● Task requirements: In the listing that follows, count each line containing the string "this" and report only the count.

● Provided information:

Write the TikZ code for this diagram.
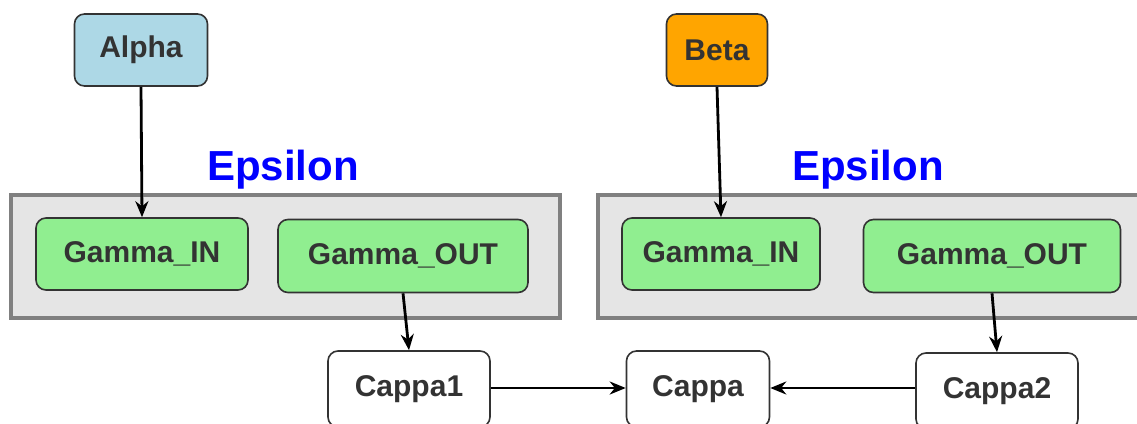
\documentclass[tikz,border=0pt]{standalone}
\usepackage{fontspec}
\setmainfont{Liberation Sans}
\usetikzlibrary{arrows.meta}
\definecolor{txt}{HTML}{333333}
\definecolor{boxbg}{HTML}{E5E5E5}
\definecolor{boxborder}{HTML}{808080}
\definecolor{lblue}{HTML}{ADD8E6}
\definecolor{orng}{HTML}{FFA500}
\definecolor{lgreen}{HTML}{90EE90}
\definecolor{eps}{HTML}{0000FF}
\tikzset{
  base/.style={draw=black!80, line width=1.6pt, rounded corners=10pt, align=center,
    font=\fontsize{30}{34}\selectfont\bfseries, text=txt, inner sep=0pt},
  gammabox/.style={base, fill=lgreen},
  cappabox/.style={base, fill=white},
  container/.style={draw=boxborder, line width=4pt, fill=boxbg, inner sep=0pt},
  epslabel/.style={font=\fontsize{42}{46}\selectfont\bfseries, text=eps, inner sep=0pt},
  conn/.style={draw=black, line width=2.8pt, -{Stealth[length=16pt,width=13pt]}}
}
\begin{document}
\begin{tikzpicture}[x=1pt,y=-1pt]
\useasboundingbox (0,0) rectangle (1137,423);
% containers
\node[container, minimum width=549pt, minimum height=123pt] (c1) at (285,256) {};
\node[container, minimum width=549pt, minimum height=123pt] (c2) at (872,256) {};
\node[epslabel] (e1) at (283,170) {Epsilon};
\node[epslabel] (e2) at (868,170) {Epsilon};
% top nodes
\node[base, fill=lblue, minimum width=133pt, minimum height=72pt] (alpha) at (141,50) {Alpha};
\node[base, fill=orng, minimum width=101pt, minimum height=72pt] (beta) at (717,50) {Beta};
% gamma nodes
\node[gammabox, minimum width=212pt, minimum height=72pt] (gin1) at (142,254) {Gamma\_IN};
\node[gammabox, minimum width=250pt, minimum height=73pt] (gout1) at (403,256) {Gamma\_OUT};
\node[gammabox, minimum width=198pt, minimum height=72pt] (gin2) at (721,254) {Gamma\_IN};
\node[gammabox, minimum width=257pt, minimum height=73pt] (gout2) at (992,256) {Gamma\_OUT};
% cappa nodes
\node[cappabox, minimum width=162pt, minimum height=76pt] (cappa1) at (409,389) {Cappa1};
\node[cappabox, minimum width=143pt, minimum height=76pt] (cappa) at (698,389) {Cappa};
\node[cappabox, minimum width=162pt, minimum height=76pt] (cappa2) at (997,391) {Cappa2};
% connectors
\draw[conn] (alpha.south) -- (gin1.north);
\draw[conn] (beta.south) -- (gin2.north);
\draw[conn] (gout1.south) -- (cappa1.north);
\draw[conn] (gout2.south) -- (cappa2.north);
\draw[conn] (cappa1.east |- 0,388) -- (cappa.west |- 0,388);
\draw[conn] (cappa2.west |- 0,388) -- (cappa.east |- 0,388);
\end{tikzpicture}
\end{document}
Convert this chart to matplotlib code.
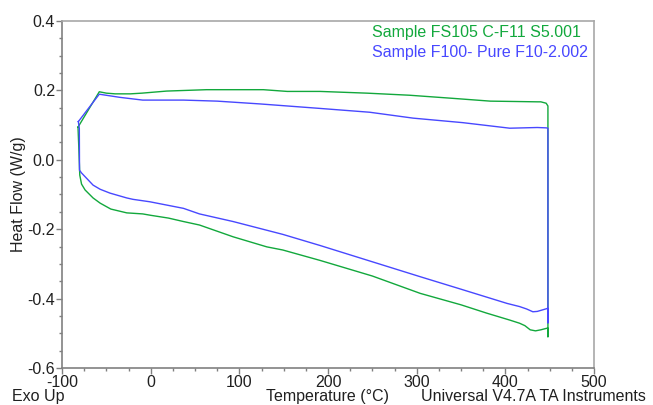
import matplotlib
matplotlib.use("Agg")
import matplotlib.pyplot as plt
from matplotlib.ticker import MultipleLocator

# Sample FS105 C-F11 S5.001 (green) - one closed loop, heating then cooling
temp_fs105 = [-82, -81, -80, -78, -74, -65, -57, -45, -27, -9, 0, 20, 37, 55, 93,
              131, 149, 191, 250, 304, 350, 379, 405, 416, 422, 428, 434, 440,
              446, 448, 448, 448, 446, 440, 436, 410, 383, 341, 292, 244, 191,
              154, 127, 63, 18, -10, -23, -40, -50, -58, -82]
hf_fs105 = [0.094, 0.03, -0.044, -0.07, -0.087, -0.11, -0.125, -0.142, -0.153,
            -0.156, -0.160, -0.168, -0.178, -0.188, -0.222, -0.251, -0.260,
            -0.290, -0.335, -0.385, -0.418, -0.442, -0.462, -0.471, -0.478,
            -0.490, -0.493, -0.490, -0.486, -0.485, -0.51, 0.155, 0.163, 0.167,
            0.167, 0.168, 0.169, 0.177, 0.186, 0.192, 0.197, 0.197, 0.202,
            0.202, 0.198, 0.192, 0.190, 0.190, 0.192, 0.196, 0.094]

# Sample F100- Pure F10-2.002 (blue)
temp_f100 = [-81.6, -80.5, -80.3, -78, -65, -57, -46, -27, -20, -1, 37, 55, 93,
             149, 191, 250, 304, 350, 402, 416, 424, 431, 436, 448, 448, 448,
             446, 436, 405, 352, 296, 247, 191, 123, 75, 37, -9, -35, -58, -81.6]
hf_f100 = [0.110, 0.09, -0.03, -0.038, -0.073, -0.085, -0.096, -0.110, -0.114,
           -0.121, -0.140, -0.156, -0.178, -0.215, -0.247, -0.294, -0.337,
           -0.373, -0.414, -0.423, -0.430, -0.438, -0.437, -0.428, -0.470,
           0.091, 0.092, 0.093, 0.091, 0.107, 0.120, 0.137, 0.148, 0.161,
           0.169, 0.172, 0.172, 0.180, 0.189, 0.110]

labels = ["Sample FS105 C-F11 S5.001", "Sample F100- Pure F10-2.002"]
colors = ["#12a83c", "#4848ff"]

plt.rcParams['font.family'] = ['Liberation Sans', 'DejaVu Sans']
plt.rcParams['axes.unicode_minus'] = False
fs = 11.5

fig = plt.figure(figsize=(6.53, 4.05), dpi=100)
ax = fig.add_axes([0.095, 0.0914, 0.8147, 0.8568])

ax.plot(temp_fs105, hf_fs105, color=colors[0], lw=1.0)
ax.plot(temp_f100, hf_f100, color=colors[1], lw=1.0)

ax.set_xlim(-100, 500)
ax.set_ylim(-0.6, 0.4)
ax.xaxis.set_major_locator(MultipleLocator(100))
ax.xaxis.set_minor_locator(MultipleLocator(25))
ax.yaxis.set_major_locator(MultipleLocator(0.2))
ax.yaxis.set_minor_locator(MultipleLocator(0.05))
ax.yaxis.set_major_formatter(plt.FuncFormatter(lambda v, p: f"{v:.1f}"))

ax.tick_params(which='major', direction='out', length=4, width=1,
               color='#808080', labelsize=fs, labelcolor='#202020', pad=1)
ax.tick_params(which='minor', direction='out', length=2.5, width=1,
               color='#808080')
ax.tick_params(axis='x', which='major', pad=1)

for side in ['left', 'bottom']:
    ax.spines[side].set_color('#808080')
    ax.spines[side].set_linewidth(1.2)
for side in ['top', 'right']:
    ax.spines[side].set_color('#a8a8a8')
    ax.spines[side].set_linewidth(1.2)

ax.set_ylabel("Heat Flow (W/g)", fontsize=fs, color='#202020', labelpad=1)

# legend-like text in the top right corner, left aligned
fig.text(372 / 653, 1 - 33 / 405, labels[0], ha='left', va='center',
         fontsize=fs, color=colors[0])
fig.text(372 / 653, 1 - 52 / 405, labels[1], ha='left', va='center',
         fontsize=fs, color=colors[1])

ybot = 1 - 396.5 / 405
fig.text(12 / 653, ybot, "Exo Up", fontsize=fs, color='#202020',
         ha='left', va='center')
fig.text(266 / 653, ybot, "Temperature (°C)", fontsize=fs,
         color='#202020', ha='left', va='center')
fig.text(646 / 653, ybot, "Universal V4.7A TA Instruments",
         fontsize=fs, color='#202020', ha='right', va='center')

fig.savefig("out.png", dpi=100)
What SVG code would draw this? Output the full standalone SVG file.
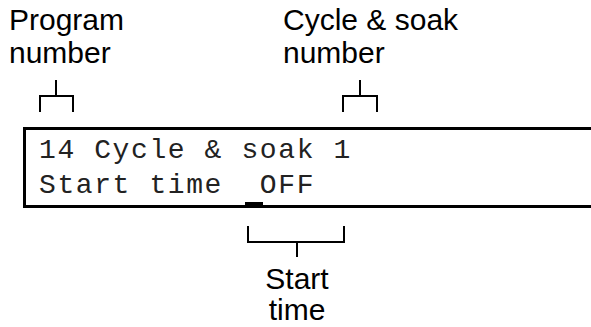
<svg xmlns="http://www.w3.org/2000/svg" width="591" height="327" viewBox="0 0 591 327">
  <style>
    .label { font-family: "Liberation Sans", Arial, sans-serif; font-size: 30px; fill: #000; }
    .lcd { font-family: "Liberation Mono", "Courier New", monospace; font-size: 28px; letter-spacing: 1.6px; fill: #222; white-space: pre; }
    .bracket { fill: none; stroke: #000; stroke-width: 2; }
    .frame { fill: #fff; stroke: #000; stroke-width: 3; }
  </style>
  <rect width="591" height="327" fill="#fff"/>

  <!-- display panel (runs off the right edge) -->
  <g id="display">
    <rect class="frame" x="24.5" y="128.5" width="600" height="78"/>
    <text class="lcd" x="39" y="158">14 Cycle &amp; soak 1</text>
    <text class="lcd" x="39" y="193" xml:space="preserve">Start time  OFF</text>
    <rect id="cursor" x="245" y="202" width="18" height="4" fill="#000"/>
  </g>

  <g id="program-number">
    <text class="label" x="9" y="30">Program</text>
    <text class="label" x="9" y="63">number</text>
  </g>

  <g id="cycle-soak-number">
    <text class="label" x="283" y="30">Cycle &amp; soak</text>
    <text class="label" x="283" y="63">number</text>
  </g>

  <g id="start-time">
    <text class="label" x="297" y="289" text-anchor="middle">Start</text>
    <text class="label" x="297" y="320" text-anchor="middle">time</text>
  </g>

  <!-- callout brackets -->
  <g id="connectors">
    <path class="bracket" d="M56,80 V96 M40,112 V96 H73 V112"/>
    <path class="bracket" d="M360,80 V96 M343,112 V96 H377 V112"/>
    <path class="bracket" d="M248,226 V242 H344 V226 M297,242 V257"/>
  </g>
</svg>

● Answer to the task: 3